Preparation of activated carbons

Corn husks (CHs)were washed several times with distilled water to remove any impurities then cut into small pieces and dried at 80 °C for 24 h followed by crushing and sieving (0.5–3.0 mm).

Three schemes of chemical activation route including phosphoric acid, phosphoric acid–zinc chloride and phosphoric acid–zinc chloride–ferric chloride were activated CHs powder as carbonaceous precursor to produce activated carbon adsorbents. This precursor of activated carbons was local and discarded from food processing industry. CHs were first washed with hot water to be free from dirt and then dried at 80 °C overnight. The dried species were cut and ground in a laboratory mill to a grain size from 0.5 to 3.0 mm.
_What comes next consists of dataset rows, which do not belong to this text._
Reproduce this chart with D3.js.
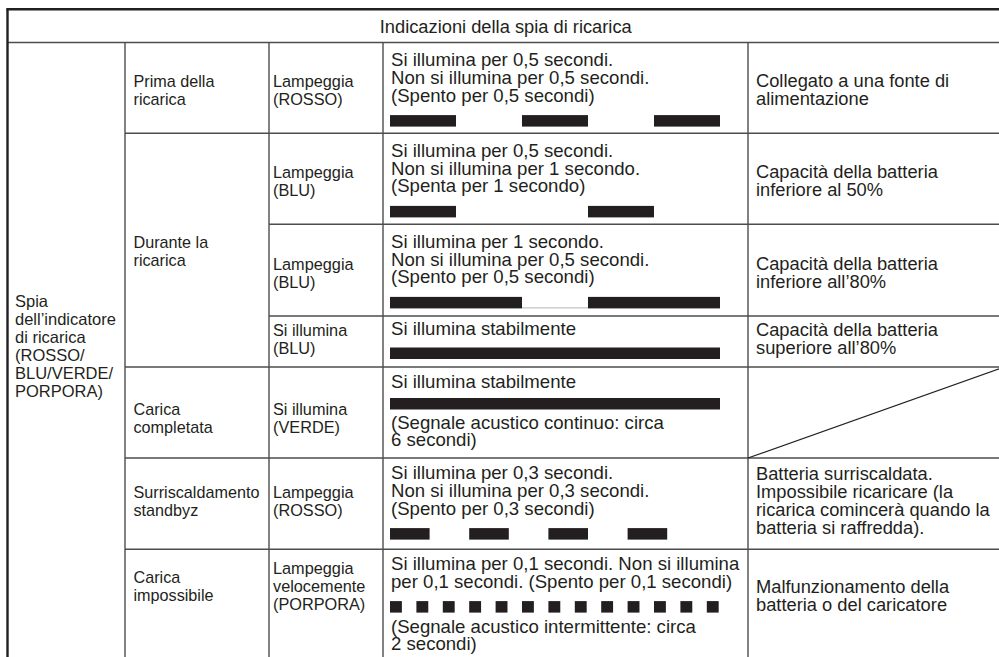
<!DOCTYPE html>
<html><head><meta charset="utf-8">
<script src="https://cdn.jsdelivr.net/npm/d3@7"></script>
<style>html,body{margin:0;padding:0;background:#fff;overflow:hidden}</style>
</head><body>
<svg id="chart" width="999" height="657"></svg>
<script>
// ---------- DATA ----------
const title = "Indicazioni della spia di ricarica";
const indicatorLabel = ["Spia", "dell’indicatore", "di ricarica", "(ROSSO/", "BLU/VERDE/", "PORPORA)"];
const phases = [["Prima della", "ricarica"], ["Durante la", "ricarica"], ["Carica", "completata"], ["Surriscaldamento", "standbyz"], ["Carica", "impossibile"]];
const phaseRowSpan = [1, 3, 1, 1, 1];
const modes = [
  ["Lampeggia", "(ROSSO)"],
  ["Lampeggia", "(BLU)"],
  ["Lampeggia", "(BLU)"],
  ["Si illumina", "(BLU)"],
  ["Si illumina", "(VERDE)"],
  ["Lampeggia", "(ROSSO)"],
  ["Lampeggia", "velocemente", "(PORPORA)"]
];
const descAbove = [
  ["Si illumina per 0,5 secondi.", "Non si illumina per 0,5 secondi.", "(Spento per 0,5 secondi)"],
  ["Si illumina per 0,5 secondi.", "Non si illumina per 1 secondo.", "(Spenta per 1 secondo)"],
  ["Si illumina per 1 secondo.", "Non si illumina per 0,5 secondi.", "(Spento per 0,5 secondi)"],
  ["Si illumina stabilmente"],
  ["Si illumina stabilmente"],
  ["Si illumina per 0,3 secondi.", "Non si illumina per 0,3 secondi.", "(Spento per 0,3 secondi)"],
  ["Si illumina per 0,1 secondi. Non si illumina", "per 0,1 secondi. (Spento per 0,1 secondi)"]
];
const descBelow = [
  [], [], [], [],
  ["(Segnale acustico continuo: circa", "6 secondi)"],
  [],
  ["(Segnale acustico intermittente: circa", "2 secondi)"]
];
const meanings = [
  ["Collegato a una fonte di", "alimentazione"],
  ["Capacità della batteria", "inferiore al 50%"],
  ["Capacità della batteria", "inferiore all’80%"],
  ["Capacità della batteria", "superiore all’80%"],
  null,
  ["Batteria surriscaldata.", "Impossibile ricaricare (la", "ricarica comincerà quando la", "batteria si raffredda)."],
  ["Malfunzionamento della", "batteria o del caricatore"]
];
// light-on intervals, in seconds
const onIntervals = [
  [[0, 0.5], [1, 1.5], [2, 2.5]],
  [[0, 0.5], [1.5, 2]],
  [[0, 1], [1.5, 2.5]],
  [[0, 2.5]],
  [[0, 2.5]],
  [[0, 0.3], [0.6, 0.9], [1.2, 1.5], [1.8, 2.1]],
  [[0, 0.09], [0.2, 0.29], [0.4, 0.49], [0.6, 0.69], [0.8, 0.89], [1.0, 1.09], [1.2, 1.29],
   [1.4, 1.49], [1.6, 1.69], [1.8, 1.89], [2.0, 2.09], [2.2, 2.29], [2.4, 2.49]]
];
// faint "off" trace visible in the reference (row 3 only)
const offTraces = [[], [], [[1, 1.5]], [], [], [], []];
const timeDomain = [0, 2.5];

// ---------- LAYOUT ----------
const svg = d3.select("#chart");
const INK = "#231f20", RULE = "#4d4d4d";
const FONT = "'Liberation Sans', Arial, Helvetica, sans-serif";
const colFS = [16.5, 16.2, 16.3, 18.6, 18.3];
const headFS = 18.3;
const tableL = 7.5, tableR = 1004, tableT = 9.3;
const colLines = [125, 269, 383, 748];
const rowEdges = [42.5, 133.3, 224.3, 316, 367, 458, 549.3, 615];
const rowNudge = [0, 0, 0, -5.5, 3, -5, 1];
const LH = 18, LH4 = 17.8, CAP = 8.5;
const colTextX = [15, 133.5, 273, 391, 756];
const descTop = [23.5, 23.5, 23.5, 19, 20.5, 21, 20.5];
const barGap = [13.5, 13.5, 13.5, 12.5, 10.5, 13.5, 13.5];
const barH = 11.5, belowGap = [19.5, 19.5, 19.5, 19.5, 19, 19.5, 20];

const x = d3.scaleLinear().domain(timeDomain).range([390, 720]);

function lines(g, arr, xPos, y0, lh, fs, anchor) {
  g.selectAll(null).data(arr).join("text")
    .attr("x", xPos).attr("y", (d, i) => y0 + i * lh)
    .attr("text-anchor", anchor || "start")
    .attr("font-family", FONT).attr("font-size", fs).attr("fill", INK)
    .text(d => d);
}
function centered(g, arr, xPos, top, bottom, nudge, fs) {
  const mid = (top + bottom) / 2;
  lines(g, arr, xPos, mid - (arr.length - 1) * LH / 2 + CAP + nudge, LH, fs);
}

const gLines = svg.append("g").attr("stroke", RULE).attr("stroke-width", 1.4).attr("fill", "none");
const gText = svg.append("g");
const gBars = svg.append("g").attr("fill", INK);

// header
lines(gText, [title], (tableL + tableR) / 2, 33.3, LH, headFS, "middle");

// outer border (top + left)
svg.append("line").attr("x1", tableL - 1.2).attr("x2", tableR).attr("y1", tableT).attr("y2", tableT)
  .attr("stroke", INK).attr("stroke-width", 2.4);
svg.append("line").attr("x1", tableL).attr("x2", tableL).attr("y1", tableT).attr("y2", 657)
  .attr("stroke", INK).attr("stroke-width", 2.4);

// header bottom
gLines.append("line").attr("x1", tableL).attr("x2", tableR).attr("y1", rowEdges[0]).attr("y2", rowEdges[0]);
// vertical column rules
colLines.forEach(cx => gLines.append("line").attr("x1", cx).attr("x2", cx).attr("y1", rowEdges[0]).attr("y2", 657));

// col 1 label
centered(gText, indicatorLabel, colTextX[0], rowEdges[0], 657, -6, colFS[0]);

// phases (col 2) with row spans
let r = 0;
phases.forEach((p, i) => {
  const top = rowEdges[r], bottom = rowEdges[r + phaseRowSpan[i]];
  const nudge = phaseRowSpan[i] > 1 ? -2 : rowNudge[r];
  centered(gText, p, colTextX[1], top, bottom, nudge, colFS[1]);
  r += phaseRowSpan[i];
  if (r < rowEdges.length - 1)
    gLines.append("line").attr("x1", colLines[0]).attr("x2", tableR).attr("y1", rowEdges[r]).attr("y2", rowEdges[r]);
});
// inner row lines inside spanned phase
[2, 3].forEach(k => gLines.append("line").attr("x1", colLines[1]).attr("x2", tableR)
  .attr("y1", rowEdges[k]).attr("y2", rowEdges[k]));

modes.forEach((m, i) => {
  const top = rowEdges[i], bottom = rowEdges[i + 1];
  centered(gText, m, colTextX[2], top, bottom, rowNudge[i], colFS[2]);

  // description + pattern
  const y0 = top + descTop[i];
  lines(gText, descAbove[i], colTextX[3], y0, LH4, colFS[3]);
  const barTop = y0 + (descAbove[i].length - 1) * LH4 + barGap[i];
  gBars.selectAll(null).data(onIntervals[i]).join("rect")
    .attr("x", d => x(d[0])).attr("width", d => x(d[1]) - x(d[0]))
    .attr("y", barTop).attr("height", barH);
  svg.selectAll(null).data(offTraces[i]).join("line")
    .attr("x1", d => x(d[0])).attr("x2", d => x(d[1]))
    .attr("y1", barTop + barH - 0.5).attr("y2", barTop + barH - 0.5)
    .attr("stroke", "#b5b5b5").attr("stroke-width", 1);
  if (descBelow[i].length)
    lines(gText, descBelow[i], colTextX[3], barTop + barH + belowGap[i], LH4, colFS[3]);

  // meaning
  if (meanings[i]) {
    centered(gText, meanings[i], colTextX[4], top, bottom, rowNudge[i] + (i === 6 ? 10 : 0), colFS[4]);
  } else {
    svg.append("line").attr("x1", colLines[3]).attr("y1", bottom).attr("x2", tableR).attr("y2", top)
      .attr("stroke", INK).attr("stroke-width", 1.2);
  }
});
</script>
</body></html>
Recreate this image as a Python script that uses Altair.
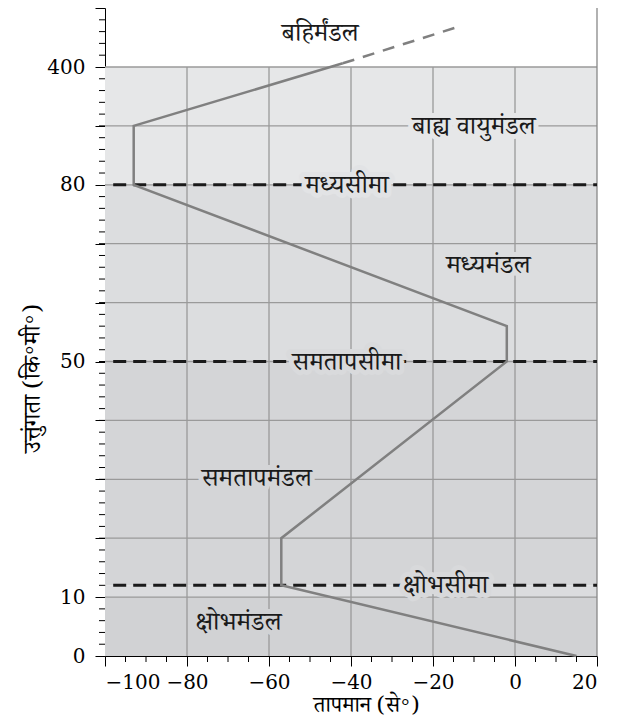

The resultant powder was impregnated using a 100 ml solution of 50% H3PO4 (Rasayan, a concentration of 85%) and left overnight to achieve good soaking, then separated from the remaining H3PO4 solution and transferred to an oven at 80 °C to be dried overnight. The sample was divided into two portions to prepare activated carbons. In the first step, a portion was transferred to stainless steel reactor (length of 60 cm and inner diameter of 40 mm and closed at one end) and heated slowly to 500 °C within 1 h, and then reach to final temperature of 700 °C and hold for 2 h. After heating stop, the carbonized material was thoroughly washed by boiling in 500 ml aliquots of water, decanted and rewashed several times until washings filtrate reached pH ≥ 5.5, finally filtered and dried overnight at 110 °C and denoted as ACP.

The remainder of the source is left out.